▶ **GIVEN PROBLEM**: Your copy should be exact, beginning at the line containing "Generate a Python" and ending at the line containing "q_perf = [11.35, 12.16, 13.05, 14.39]", with both lines kept and every picture dropped.

# START OF DATA FOR PROCESSING

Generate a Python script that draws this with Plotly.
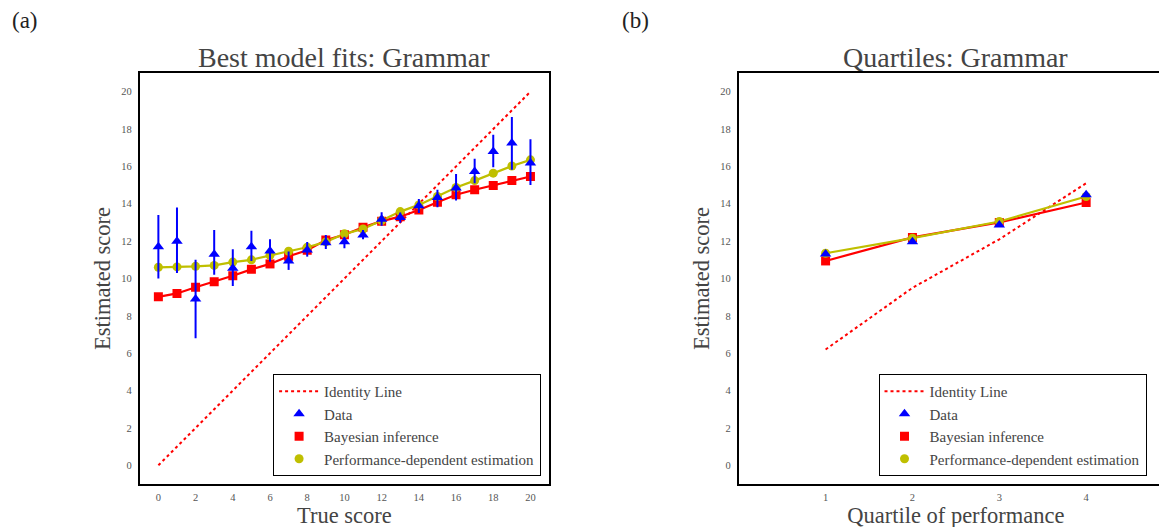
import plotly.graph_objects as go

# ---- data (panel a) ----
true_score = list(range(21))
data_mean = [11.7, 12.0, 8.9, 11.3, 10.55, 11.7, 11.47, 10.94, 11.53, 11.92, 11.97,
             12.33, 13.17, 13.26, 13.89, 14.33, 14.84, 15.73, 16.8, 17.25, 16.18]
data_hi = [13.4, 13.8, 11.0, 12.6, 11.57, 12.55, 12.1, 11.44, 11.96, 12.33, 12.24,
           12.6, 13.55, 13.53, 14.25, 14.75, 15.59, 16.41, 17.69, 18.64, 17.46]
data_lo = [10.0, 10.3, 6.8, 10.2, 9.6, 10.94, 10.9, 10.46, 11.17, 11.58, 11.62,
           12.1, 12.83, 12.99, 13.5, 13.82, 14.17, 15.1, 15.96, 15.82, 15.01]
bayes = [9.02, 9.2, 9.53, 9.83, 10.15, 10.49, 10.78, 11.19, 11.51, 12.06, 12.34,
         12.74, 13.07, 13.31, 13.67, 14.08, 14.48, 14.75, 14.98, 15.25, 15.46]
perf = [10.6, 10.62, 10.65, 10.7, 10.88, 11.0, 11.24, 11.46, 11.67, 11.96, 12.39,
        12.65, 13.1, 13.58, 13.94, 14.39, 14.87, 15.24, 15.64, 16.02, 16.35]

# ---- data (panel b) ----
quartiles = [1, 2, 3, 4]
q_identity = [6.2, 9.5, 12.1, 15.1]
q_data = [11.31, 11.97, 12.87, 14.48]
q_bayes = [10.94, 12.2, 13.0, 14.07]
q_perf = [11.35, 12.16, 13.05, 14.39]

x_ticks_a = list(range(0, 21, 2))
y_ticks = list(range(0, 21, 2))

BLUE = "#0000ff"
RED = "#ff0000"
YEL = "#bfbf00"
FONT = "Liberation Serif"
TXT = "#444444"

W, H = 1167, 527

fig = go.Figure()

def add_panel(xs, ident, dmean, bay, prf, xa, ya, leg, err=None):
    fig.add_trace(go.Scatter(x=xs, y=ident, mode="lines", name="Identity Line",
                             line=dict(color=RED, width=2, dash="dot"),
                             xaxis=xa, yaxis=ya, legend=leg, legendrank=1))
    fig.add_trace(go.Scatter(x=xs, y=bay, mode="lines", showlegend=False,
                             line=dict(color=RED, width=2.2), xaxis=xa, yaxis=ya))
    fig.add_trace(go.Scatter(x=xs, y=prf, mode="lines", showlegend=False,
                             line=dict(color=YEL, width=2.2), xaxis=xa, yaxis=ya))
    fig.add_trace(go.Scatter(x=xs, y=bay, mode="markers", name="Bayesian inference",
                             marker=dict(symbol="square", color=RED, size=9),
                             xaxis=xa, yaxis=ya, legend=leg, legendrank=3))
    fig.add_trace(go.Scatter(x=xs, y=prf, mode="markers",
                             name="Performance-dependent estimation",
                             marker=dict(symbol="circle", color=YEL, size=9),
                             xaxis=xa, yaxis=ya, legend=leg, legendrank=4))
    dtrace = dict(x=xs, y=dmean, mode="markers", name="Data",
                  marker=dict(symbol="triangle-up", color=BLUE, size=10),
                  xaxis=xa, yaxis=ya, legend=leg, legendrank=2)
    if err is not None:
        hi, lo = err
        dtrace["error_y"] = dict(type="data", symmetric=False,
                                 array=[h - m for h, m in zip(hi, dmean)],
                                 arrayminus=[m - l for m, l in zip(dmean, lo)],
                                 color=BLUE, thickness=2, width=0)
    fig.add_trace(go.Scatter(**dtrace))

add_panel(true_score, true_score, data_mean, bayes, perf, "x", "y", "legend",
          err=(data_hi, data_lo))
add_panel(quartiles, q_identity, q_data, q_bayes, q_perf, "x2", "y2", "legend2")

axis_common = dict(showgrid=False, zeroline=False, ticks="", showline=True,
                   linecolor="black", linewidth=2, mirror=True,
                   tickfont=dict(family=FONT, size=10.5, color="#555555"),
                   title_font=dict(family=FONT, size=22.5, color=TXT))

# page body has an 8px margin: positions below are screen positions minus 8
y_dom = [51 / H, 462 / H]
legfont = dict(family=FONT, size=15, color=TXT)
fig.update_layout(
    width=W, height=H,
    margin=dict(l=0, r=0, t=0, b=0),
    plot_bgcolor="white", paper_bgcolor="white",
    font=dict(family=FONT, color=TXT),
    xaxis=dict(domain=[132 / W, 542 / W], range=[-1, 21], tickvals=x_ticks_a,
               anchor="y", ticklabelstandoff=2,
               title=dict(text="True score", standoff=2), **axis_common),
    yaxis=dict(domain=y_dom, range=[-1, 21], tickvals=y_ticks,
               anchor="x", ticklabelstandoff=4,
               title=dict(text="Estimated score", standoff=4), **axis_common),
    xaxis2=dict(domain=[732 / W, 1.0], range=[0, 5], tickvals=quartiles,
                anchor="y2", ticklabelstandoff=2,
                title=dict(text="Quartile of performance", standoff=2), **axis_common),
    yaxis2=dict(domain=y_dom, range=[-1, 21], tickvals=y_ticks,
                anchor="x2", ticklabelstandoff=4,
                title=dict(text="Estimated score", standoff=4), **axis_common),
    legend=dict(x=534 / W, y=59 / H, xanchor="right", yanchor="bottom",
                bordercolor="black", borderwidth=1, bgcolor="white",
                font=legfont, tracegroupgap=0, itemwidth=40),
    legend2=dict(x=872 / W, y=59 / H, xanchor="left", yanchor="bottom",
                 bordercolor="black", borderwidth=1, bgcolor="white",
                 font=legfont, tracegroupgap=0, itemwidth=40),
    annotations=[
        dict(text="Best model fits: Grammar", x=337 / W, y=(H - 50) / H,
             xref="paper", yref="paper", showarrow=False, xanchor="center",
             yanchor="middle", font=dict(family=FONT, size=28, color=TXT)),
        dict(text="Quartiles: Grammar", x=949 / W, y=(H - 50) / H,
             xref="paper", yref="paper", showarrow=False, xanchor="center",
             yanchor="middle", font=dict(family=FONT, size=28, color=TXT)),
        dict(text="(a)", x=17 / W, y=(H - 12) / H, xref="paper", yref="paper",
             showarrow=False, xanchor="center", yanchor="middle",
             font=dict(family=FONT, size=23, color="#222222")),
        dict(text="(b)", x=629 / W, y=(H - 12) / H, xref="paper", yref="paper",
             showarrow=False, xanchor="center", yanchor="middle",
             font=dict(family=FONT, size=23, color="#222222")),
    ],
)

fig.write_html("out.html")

# END OF DATA FOR PROCESSING
# START OF DATA FOR PROCESSING

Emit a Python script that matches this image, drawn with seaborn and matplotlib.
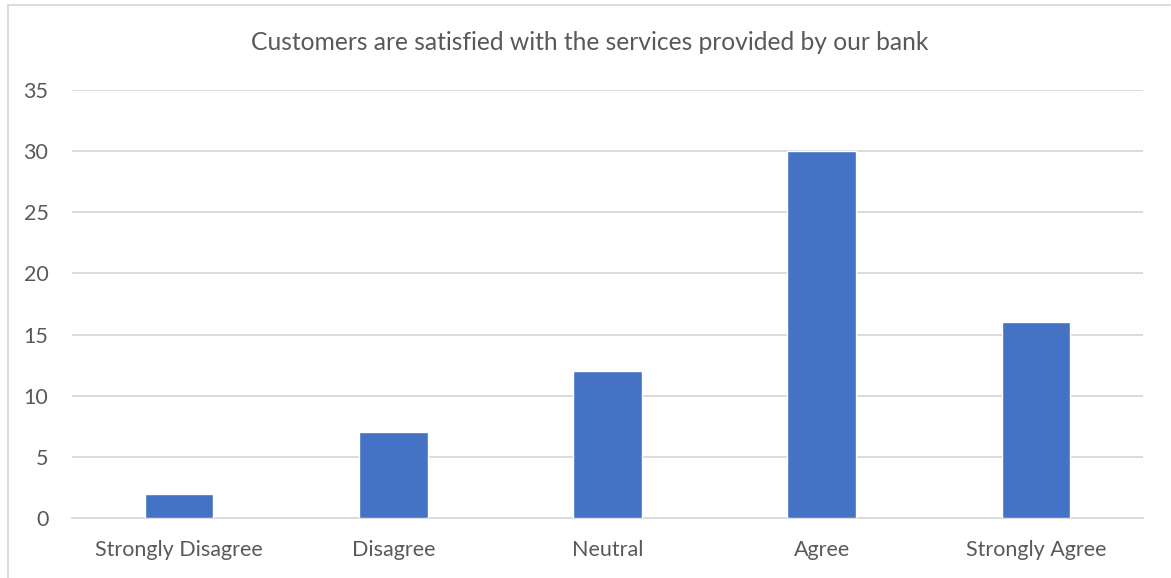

# END OF DATA FOR PROCESSING

▶ **TASK OUTPUT**:
Generate a Python script that draws this with Plotly.
import plotly.graph_objects as go

# ---- data (panel a) ----
true_score = list(range(21))
data_mean = [11.7, 12.0, 8.9, 11.3, 10.55, 11.7, 11.47, 10.94, 11.53, 11.92, 11.97,
             12.33, 13.17, 13.26, 13.89, 14.33, 14.84, 15.73, 16.8, 17.25, 16.18]
data_hi = [13.4, 13.8, 11.0, 12.6, 11.57, 12.55, 12.1, 11.44, 11.96, 12.33, 12.24,
           12.6, 13.55, 13.53, 14.25, 14.75, 15.59, 16.41, 17.69, 18.64, 17.46]
data_lo = [10.0, 10.3, 6.8, 10.2, 9.6, 10.94, 10.9, 10.46, 11.17, 11.58, 11.62,
           12.1, 12.83, 12.99, 13.5, 13.82, 14.17, 15.1, 15.96, 15.82, 15.01]
bayes = [9.02, 9.2, 9.53, 9.83, 10.15, 10.49, 10.78, 11.19, 11.51, 12.06, 12.34,
         12.74, 13.07, 13.31, 13.67, 14.08, 14.48, 14.75, 14.98, 15.25, 15.46]
perf = [10.6, 10.62, 10.65, 10.7, 10.88, 11.0, 11.24, 11.46, 11.67, 11.96, 12.39,
        12.65, 13.1, 13.58, 13.94, 14.39, 14.87, 15.24, 15.64, 16.02, 16.35]

# ---- data (panel b) ----
quartiles = [1, 2, 3, 4]
q_identity = [6.2, 9.5, 12.1, 15.1]
q_data = [11.31, 11.97, 12.87, 14.48]
q_bayes = [10.94, 12.2, 13.0, 14.07]
q_perf = [11.35, 12.16, 13.05, 14.39]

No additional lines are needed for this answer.